School is just a device in this novel; it's only there to give Edward and Bella a place to meet, and to firmly establish that, even though Bella's clumsy, she's the Most Beautiful and Smartest Girl in the Universe. Except that that doesn't even matter because Edward belittles her intelligence, denigrates her beauty, and is really just caught up in how she smells.

They are completely and totally wrapped up in themselves. They're not wrapped up in each other at all; instead, they're each fascinated with how deep their own feelings are. Yeah, this sounds like a great relationship to me. I think they're mistaking sexual fascination for genuine love. I wish they'd just fuck and get on with their lives.

There's yet another scene that perfectly defines their relationship in this chapter. After giving her a super horsey ride, which scares her because she's scared of the speed and it's so dark, Edward drops her on her ass, then laughs at her, then takes it badly when she gets pissed off over his little "joke," and then there's yet more talky talk about how dangerous it is for her to be around him, even though he loves her more deeply than he thought possible, and the codependent shit starts over again, and blah blah blah. These guys are that couple you try never to invite to your dinner parties, because it's just going to be them digging at each other, then screaming, then crying when one of them (usually the girl) tries to leave by herself, and then loud make up sex in the kitchen or bathroom while you sit there uncomfortable, pretending not to notice. But here in the book, it's an emotionally immature nitwit who thinks she's a genius, and a 108-year old emo Mormon virgin who seems like he should be walking around listening to Fall Out Boy on his iPod and cutting himself to feel something.

Then we get the worst-written baseball game in literary history. It's just silly. Meyer tries to describe it as a regular baseball game, just writ large and played in the dark, with super hits and super runs and super catches and super umping and super RBIs. It's just so stupid. No matter how badass she tries to make it, no matter how supernatural she tries to make it, no matter how much Bella compares Edward to a breathtaking god, Meyer just can't describe it as anything other than a first-grader's fantasy of Superman and Spider-Man playing ball against Brainiac and Mike Tyson for the fate of the planet. It is silly.

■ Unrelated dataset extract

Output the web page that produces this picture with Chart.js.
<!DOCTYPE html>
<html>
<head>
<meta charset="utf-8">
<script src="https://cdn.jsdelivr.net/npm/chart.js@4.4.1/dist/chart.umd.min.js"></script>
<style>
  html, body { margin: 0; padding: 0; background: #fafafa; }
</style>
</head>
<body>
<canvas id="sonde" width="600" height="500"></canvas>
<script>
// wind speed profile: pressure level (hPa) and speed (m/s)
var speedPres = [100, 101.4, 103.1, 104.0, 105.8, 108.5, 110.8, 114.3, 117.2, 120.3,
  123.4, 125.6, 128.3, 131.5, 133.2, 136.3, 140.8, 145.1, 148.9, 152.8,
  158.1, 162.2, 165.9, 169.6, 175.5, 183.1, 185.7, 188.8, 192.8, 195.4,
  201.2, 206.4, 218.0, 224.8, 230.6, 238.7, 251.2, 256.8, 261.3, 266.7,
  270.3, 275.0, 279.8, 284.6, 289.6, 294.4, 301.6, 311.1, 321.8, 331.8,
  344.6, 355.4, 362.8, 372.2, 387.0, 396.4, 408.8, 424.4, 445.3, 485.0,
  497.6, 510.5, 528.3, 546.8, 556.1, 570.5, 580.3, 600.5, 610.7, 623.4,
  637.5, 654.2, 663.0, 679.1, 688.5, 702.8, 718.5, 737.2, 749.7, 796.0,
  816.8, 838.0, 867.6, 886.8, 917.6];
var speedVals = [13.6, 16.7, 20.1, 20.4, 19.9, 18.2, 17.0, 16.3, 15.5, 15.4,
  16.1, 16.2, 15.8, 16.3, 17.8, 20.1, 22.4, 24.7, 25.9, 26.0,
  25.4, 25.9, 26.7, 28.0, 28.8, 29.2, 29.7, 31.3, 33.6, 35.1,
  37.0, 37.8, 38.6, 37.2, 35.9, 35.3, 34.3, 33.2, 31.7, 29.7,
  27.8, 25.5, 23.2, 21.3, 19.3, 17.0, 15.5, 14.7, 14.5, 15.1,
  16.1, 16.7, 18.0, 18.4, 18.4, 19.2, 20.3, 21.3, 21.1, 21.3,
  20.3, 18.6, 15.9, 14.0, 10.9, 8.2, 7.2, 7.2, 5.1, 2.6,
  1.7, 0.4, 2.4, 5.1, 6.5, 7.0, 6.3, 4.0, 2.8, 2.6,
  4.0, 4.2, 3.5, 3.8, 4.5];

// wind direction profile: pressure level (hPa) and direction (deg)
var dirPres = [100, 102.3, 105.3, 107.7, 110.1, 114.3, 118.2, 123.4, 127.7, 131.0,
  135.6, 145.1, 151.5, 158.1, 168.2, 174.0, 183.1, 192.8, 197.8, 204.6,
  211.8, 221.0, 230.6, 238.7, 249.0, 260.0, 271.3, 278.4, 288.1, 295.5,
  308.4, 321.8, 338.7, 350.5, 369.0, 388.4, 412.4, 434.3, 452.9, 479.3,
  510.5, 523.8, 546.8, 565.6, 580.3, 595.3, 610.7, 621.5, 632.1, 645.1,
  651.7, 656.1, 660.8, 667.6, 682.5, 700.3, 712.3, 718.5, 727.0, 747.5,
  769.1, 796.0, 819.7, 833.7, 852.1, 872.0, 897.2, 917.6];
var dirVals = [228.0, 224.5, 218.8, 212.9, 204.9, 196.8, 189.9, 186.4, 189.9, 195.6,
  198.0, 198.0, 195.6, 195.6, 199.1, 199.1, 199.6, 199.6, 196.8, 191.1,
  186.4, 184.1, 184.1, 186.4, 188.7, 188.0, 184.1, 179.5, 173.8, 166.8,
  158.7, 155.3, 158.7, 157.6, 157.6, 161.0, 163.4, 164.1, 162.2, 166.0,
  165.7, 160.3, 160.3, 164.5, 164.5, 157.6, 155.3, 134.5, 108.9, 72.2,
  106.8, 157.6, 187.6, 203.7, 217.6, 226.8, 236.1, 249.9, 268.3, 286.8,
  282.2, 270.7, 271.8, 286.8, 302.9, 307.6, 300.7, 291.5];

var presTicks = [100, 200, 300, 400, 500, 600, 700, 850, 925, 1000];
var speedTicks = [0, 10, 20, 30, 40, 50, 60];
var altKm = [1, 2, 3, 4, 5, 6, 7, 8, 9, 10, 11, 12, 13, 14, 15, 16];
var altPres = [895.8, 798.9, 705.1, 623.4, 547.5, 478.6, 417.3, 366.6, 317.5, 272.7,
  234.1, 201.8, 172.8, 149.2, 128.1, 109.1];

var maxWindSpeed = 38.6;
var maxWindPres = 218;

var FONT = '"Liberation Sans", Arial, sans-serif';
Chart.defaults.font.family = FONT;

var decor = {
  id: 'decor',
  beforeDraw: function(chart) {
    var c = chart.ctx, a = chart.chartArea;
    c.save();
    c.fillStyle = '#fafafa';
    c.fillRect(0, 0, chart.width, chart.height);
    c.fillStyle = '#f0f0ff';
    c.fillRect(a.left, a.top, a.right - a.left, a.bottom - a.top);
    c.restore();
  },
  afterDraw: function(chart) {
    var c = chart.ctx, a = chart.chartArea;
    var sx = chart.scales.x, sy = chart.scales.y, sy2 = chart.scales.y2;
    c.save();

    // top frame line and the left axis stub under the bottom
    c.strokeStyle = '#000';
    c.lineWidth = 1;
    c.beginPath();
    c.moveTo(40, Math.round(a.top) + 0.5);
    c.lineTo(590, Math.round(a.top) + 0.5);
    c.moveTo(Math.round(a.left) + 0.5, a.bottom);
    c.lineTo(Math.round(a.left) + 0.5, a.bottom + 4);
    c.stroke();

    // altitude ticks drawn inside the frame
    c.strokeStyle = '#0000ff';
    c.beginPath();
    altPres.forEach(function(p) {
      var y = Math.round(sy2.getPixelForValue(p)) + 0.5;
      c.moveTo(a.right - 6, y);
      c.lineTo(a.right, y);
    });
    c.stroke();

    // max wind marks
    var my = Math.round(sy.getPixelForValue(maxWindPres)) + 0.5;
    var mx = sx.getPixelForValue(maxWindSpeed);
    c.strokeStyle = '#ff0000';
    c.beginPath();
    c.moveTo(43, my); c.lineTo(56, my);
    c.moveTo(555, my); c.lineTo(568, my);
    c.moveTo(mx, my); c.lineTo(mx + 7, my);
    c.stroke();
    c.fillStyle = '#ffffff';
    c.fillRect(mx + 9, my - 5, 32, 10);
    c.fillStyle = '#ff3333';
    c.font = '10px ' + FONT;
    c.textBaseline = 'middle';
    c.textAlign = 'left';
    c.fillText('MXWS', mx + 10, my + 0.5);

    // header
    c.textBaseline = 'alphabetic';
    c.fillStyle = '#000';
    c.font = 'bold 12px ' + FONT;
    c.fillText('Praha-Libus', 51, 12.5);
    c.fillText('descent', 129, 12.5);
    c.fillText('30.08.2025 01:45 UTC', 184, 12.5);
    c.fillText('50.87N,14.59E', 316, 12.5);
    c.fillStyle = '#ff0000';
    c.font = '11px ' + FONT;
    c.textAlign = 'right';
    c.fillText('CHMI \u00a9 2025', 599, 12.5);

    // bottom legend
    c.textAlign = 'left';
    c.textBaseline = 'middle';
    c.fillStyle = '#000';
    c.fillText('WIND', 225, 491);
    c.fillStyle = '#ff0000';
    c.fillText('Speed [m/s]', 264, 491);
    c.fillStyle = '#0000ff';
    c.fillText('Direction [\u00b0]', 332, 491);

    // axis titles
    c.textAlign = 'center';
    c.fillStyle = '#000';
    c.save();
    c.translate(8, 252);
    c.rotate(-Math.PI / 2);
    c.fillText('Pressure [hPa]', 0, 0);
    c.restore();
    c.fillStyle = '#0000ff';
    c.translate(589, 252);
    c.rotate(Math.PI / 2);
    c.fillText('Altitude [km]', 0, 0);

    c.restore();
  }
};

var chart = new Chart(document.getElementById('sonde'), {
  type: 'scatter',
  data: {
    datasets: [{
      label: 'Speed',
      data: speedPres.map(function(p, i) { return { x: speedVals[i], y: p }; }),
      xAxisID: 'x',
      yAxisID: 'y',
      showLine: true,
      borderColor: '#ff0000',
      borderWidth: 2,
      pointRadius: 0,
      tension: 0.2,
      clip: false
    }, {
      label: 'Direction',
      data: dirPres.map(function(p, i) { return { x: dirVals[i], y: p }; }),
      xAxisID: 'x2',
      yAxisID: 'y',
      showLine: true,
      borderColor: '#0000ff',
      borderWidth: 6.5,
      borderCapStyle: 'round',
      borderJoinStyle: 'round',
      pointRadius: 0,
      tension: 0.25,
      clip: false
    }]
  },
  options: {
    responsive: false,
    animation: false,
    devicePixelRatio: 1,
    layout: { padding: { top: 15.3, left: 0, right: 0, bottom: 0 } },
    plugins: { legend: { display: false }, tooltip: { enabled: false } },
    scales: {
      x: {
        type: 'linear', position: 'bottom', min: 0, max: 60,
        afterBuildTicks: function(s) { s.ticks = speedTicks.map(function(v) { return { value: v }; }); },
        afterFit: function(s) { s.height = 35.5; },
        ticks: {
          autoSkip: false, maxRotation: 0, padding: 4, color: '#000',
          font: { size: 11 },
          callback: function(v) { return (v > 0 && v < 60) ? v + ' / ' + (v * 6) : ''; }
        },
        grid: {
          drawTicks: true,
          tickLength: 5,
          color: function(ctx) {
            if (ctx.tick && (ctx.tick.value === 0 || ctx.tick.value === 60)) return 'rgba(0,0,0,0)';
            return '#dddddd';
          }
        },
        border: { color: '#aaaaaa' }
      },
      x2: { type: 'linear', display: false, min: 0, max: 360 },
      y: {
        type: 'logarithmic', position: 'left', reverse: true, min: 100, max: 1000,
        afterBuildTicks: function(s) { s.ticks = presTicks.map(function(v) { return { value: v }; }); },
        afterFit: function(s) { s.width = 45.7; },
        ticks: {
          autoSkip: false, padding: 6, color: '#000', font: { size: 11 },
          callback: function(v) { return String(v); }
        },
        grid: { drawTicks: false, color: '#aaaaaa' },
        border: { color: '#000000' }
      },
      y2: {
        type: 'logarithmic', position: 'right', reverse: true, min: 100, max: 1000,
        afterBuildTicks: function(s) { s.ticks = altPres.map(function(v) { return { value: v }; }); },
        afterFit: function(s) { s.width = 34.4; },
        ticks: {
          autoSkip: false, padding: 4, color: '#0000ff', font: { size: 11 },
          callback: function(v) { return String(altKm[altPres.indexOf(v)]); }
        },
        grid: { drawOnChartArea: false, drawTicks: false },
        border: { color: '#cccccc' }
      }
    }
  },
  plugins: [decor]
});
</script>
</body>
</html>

(I can't remember if the Cullens are wearing uniforms or not, but I pictured it that way, which just made it seem even more stupid than it already was.)

We do get to meet Esme, Edward's vampire "mother." She seems nice. Meyer must have based her on her own mother, or someone she knew, because she's the first character so far (maybe second, after Jacob) that doesn't seem like a vaguely-defined hole in time. There's not a lot to Esme so far, but there are hints that Meyer knows fully who Esme is. It's a rare bright spot.

And, towards the end, psychic Alice warns that "they" are coming, and Edward needs to protect Bella while everyone plays it cool. I don't know who "they" are, but I assume, based on literary contrivance and cliche and all, that these characters are the Vampires Who Are So Bad That the Cullens Look Less Like Supernatural Monsters. Because that's what always happens here.

I expect things to get even dumber next week.

I can't believe this book keeps getting more and more stupid, but it really does.

1 comments:

Cal's Canadian Cave of Coolness said...

The contribution you are making to human civilization cannot be understated. You are keeping me from going near this dreck. I tried to watch barely ten minutes of the movie on satellite and it lost me right away. I think I am free of its 'spell' or 'curse' or 'taint' I think 'taint' is the word.